Examining the border crisis through the lens of performance art

Published: March 13, 2024
Salvador Herrera portraitSalvador Herrera incorporates a wide range of fields, including Latinx literature and medical humanities, to explore issues around the border crisis. (Photo courtesy of Salvador Herrera)

Emma Horio | March 13, 2024

Doctoral student Salvador Herrera considers a world beyond boundaries

Salvador Herrera’s research occupies the space between reality and speculation.

Herrera, a UCLA doctoral candidate in English, studies how literature and performance art can both confront the existing violence of the U.S. border apparatus and imagine a more equitable world.

When Herrera arrived at UCLA in 2018, he planned to pursue a dissertation project in literary studies. But those plans shifted after his social media algorithms began serving him troves of content about local artists whose work confronted the conditions at the U.S.–Mexico border.

One example was a Snapchat video of a transgender artist who uses the name Muxxxe. Festooned in white crosses that obscure their face, Muxxxe walks slowly along the border wall as the sun beats down, haunting music playing in the background.

“I saw this art, and I was captivated by it,” Herrera said. “It was very provocative, and I couldn’t make sense of it — but I knew it was important.”

Once he identified the border crisis as the subject for his graduate work, Herrera determined to study the problem through the lens of literature and performance art. His next step was identifying UCLA professors with expertise in those areas who could help him develop his skills to better understand and interpret performance art.

“These artists I’m interested in are responding to brutal conditions with creative interventions, speculative visions for a world that is totally beyond borders,” Herrera said. “They’re thinking about the relationships between language, identity, the law and the human body, and how that body is almost seen as a surrogate for the nation.”

For example, a chapter of Herrera’s dissertation delves into the work of Dorian Wood, a gender-fluid Los Angeles-based multidisciplinary artist of Costa Rican descent.

“Wood is very interested in the idea that the body and artistic expressions can be used to contaminate a space,” Herrera said, adding that spatial contamination is a salient topic in border and immigration discourse because migrants been characterized as threats to the racial purity of their host countries.

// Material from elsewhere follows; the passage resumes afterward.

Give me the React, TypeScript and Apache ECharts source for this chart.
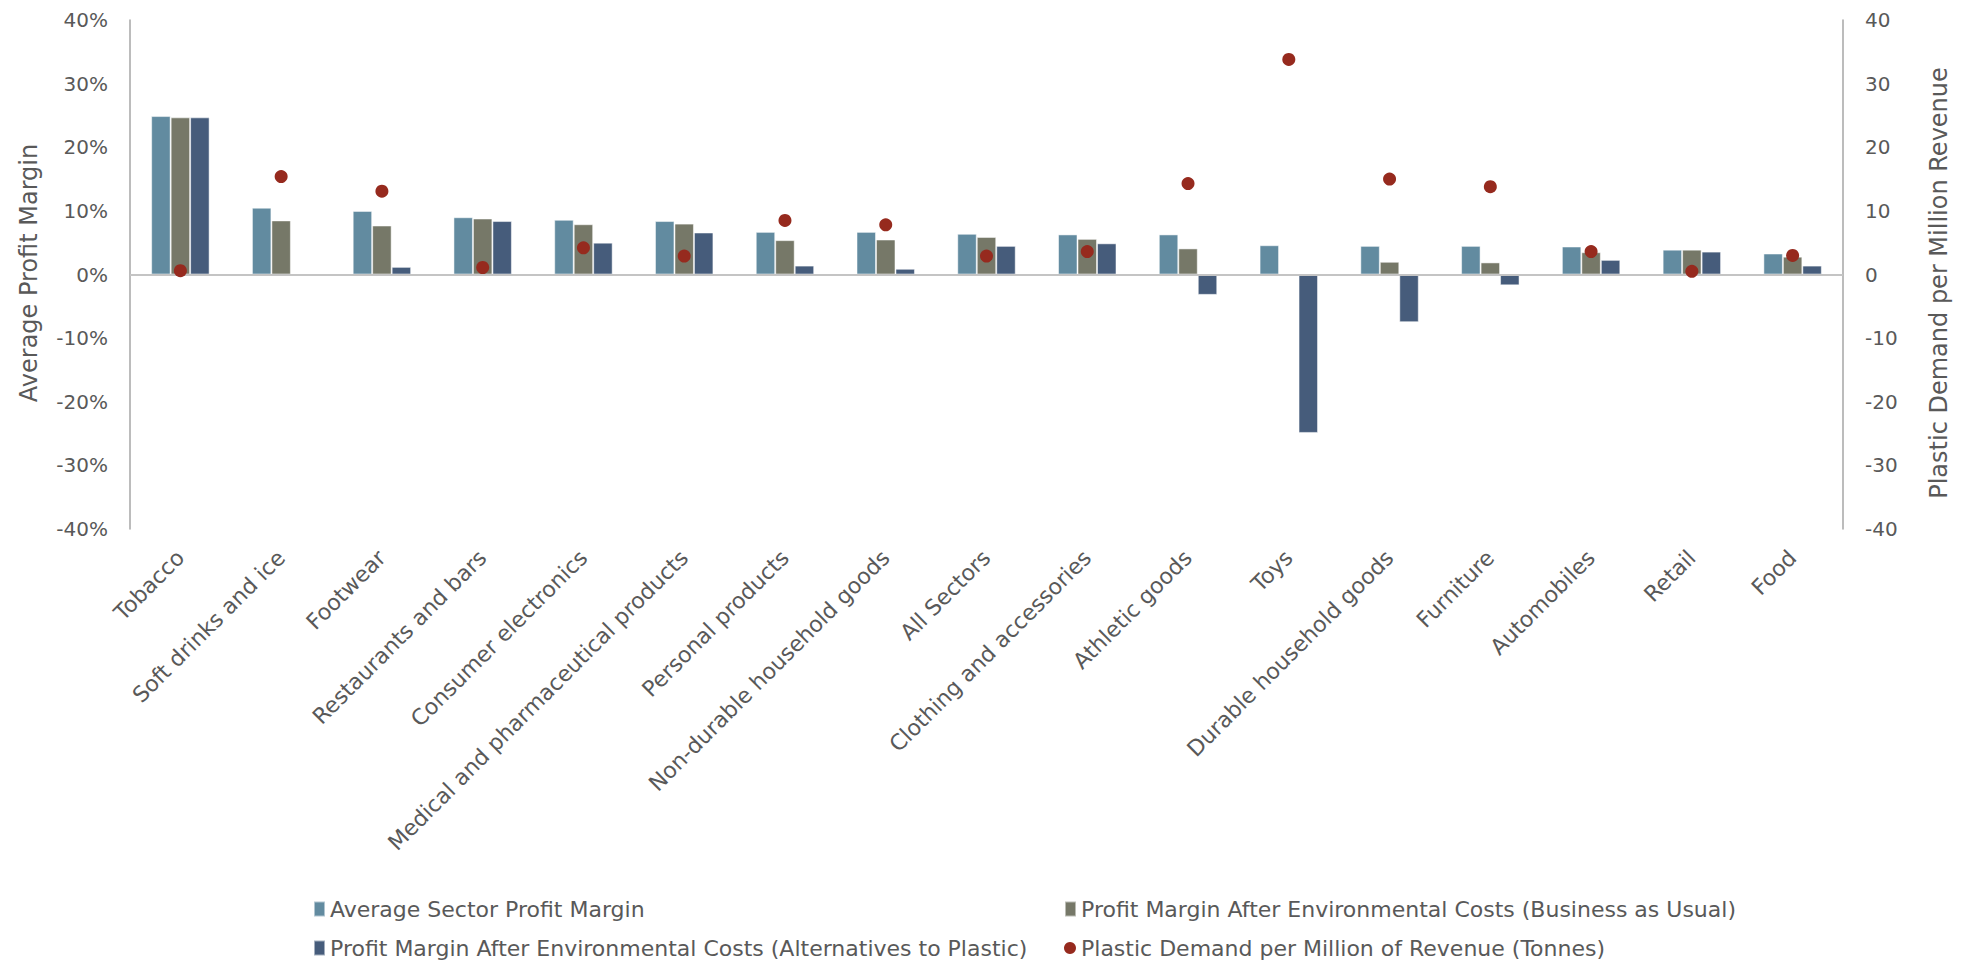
import React, { useEffect, useRef } from "react";
import * as echarts from "echarts";

const categories = [
  "Tobacco",
  "Soft drinks and ice",
  "Footwear",
  "Restaurants and bars",
  "Consumer electronics",
  "Medical and pharmaceutical products",
  "Personal products",
  "Non-durable household goods",
  "All Sectors",
  "Clothing and accessories",
  "Athletic goods",
  "Toys",
  "Durable household goods",
  "Furniture",
  "Automobiles",
  "Retail",
  "Food",
];

const avgMargin = [24.9, 10.5, 10.0, 9.0, 8.6, 8.4, 6.7, 6.7, 6.4, 6.3, 6.3, 4.6, 4.5, 4.5, 4.4, 3.9, 3.3];
const bauMargin = [24.7, 8.5, 7.7, 8.8, 7.9, 8.0, 5.4, 5.5, 5.9, 5.6, 4.1, 0, 2.0, 1.9, 3.5, 3.9, 2.8];
const altMargin = [24.7, -0.15, 1.2, 8.4, 5.0, 6.6, 1.4, 0.9, 4.5, 4.9, -3.2, -24.9, -7.5, -1.7, 2.3, 3.6, 1.4];
const plasticDemand = [0.6, 15.4, 13.1, 1.1, 4.2, 2.9, 8.5, 7.8, 2.9, 3.6, 14.3, 33.8, 15.0, 13.8, 3.6, 0.5, 3.0];

const seriesNames = [
  "Average Sector Profit Margin",
  "Profit Margin After Environmental Costs (Business as Usual)",
  "Profit Margin After Environmental Costs (Alternatives to Plastic)",
  "Plastic Demand per Million of Revenue (Tonnes)",
];

const leftAxisName = "Average Profit Margin";
const rightAxisName = "Plastic Demand per Million Revenue";

const colors = ["#628BA0", "#767868", "#465C7B", "#962A1E"];
const textColor = "#595959";
const font = "DejaVu Sans, sans-serif";

export default function App() {
  const ref = useRef<HTMLDivElement>(null);

  useEffect(() => {
    if (!ref.current) return;
    const chart = echarts.init(ref.current, undefined, { renderer: "svg" });

    const legendPos = [
      { left: 313, top: 898 },
      { left: 1064, top: 898 },
      { left: 313, top: 937 },
      { left: 1064, top: 937 },
    ];

    const legends = seriesNames.map((n, i) => ({
      show: true,
      data: [n],
      left: legendPos[i].left,
      top: legendPos[i].top,
      orient: "horizontal",
      itemWidth: i === 3 ? 12 : 11,
      itemHeight: i === 3 ? 12 : 15,
      icon: i === 3 ? "circle" : "rect",
      selectedMode: false,
      textStyle: { color: textColor, fontSize: 22, fontFamily: font },
      padding: 0,
    }));

    const barBase = {
      type: "bar",
      barGap: "0%",
      barCategoryGap: "42%",
      xAxisIndex: 0,
      yAxisIndex: 0,
    };

    chart.setOption({
      animation: false,
      backgroundColor: "#ffffff",
      color: colors,
      textStyle: { fontFamily: font },
      grid: { left: 130, right: 130, top: 20, bottom: 434, containLabel: false },
      legend: legends,
      xAxis: [
        {
          type: "category",
          data: categories,
          axisLine: { show: false },
          axisTick: { show: false },
          axisLabel: {
            rotate: 45,
            color: textColor,
            fontSize: 22,
            fontFamily: font,
            margin: 25,
            interval: 0,
          },
        },
      ],
      yAxis: [
        {
          type: "value",
          min: -40,
          max: 40,
          interval: 10,
          position: "left",
          axisLine: { show: true, lineStyle: { color: "#a6a6a6", width: 1.5 } },
          axisTick: { show: false },
          splitLine: { show: false },
          axisLabel: {
            formatter: "{value}%",
            color: textColor,
            fontSize: 20,
            fontFamily: font,
            margin: 22,
          },
        },
        {
          type: "value",
          min: -40,
          max: 40,
          interval: 10,
          position: "right",
          axisLine: { show: true, lineStyle: { color: "#a6a6a6", width: 1.5 } },
          axisTick: { show: false },
          splitLine: { show: false },
          axisLabel: {
            color: textColor,
            fontSize: 20,
            fontFamily: font,
            margin: 22,
          },
        },
      ],
      graphic: [
        {
          type: "text",
          x: 29,
          y: 273,
          rotation: Math.PI / 2,
          style: {
            text: leftAxisName,
            fill: textColor,
            fontSize: 24,
            fontFamily: font,
            align: "center",
            verticalAlign: "middle",
          },
        },
        {
          type: "text",
          x: 1939,
          y: 283,
          rotation: Math.PI / 2,
          style: {
            text: rightAxisName,
            fill: textColor,
            fontSize: 24,
            fontFamily: font,
            align: "center",
            verticalAlign: "middle",
          },
        },
      ],
      series: [
        {
          ...barBase,
          name: seriesNames[0],
          data: avgMargin,
          itemStyle: { color: colors[0], borderColor: "rgba(255,255,255,0.5)", borderWidth: 1 },
          markLine: {
            silent: true,
            symbol: ["none", "none"],
            label: { show: false },
            lineStyle: { color: "#c4c4c4", width: 2, type: "solid" },
            data: [{ yAxis: 0 }],
          },
        },
        {
          ...barBase,
          name: seriesNames[1],
          data: bauMargin,
          itemStyle: { color: colors[1], borderColor: "rgba(255,255,255,0.5)", borderWidth: 1 },
        },
        {
          ...barBase,
          name: seriesNames[2],
          data: altMargin,
          itemStyle: { color: colors[2], borderColor: "rgba(255,255,255,0.5)", borderWidth: 1 },
        },
        {
          type: "scatter",
          name: seriesNames[3],
          data: plasticDemand,
          xAxisIndex: 0,
          yAxisIndex: 1,
          symbol: "circle",
          symbolSize: 13,
          itemStyle: { color: colors[3], opacity: 1 },
          z: 5,
        },
      ],
    });

    return () => chart.dispose();
  }, []);

  return (
    <div
      ref={ref}
      style={{ position: "fixed", left: 0, top: 0, width: 1973, height: 963 }}
    />
  );
}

‘A genuinely innovative approach’

English professor Rafael Pérez-Torres said Herrera’s unique interdisciplinary approach to the subject matter provides new context for examining the ongoing issues around the U.S.–Mexico border.

“Sal’s dissertation offers an accessible explanation of why transborder art is significant in broadening our understanding of the southern national border while engaging and synthesizing a broad array of theoretical positions,” said Pérez-Torres, a member of Herrera’s dissertation committee. “He brings together several fields to formulate a genuinely innovative approach to the study of contemporary Latinx literature, video and performance art.”

Herrera also looks at border issues from a medical humanities standpoint, including through his work as a contributor to the health humanities journal Synapsis. His first article for that publication examined the 2019 shooting at a Walmart in El Paso, Texas, by a white supremacist, and Herrera interpreted the event in terms related to health sciences.

“The shooter imagined himself as protecting the U.S. from a kind of biological invasion, where the border is constructed almost as part of an immune system,” Herrera said.

Among his current projects is a book that examines how artists use the desert to dream of a world beyond normative social constraints.

“The desert connects a lot of the artists I’m looking at — it’s a psychological space that challenges our sense of self,” Herrera said. “In the heat of the desert, your sense of reality starts to unravel. And these artists are playing with that notion to think about how our reality is taken for granted: including the naturalness of race and gender, and the necessity of borders.”

Herrera is on track to complete his doctoral dissertation this spring. This fall, he will begin a tenure-track position in the English department at the University of Oregon as an assistant professor of Latinx literature and culture.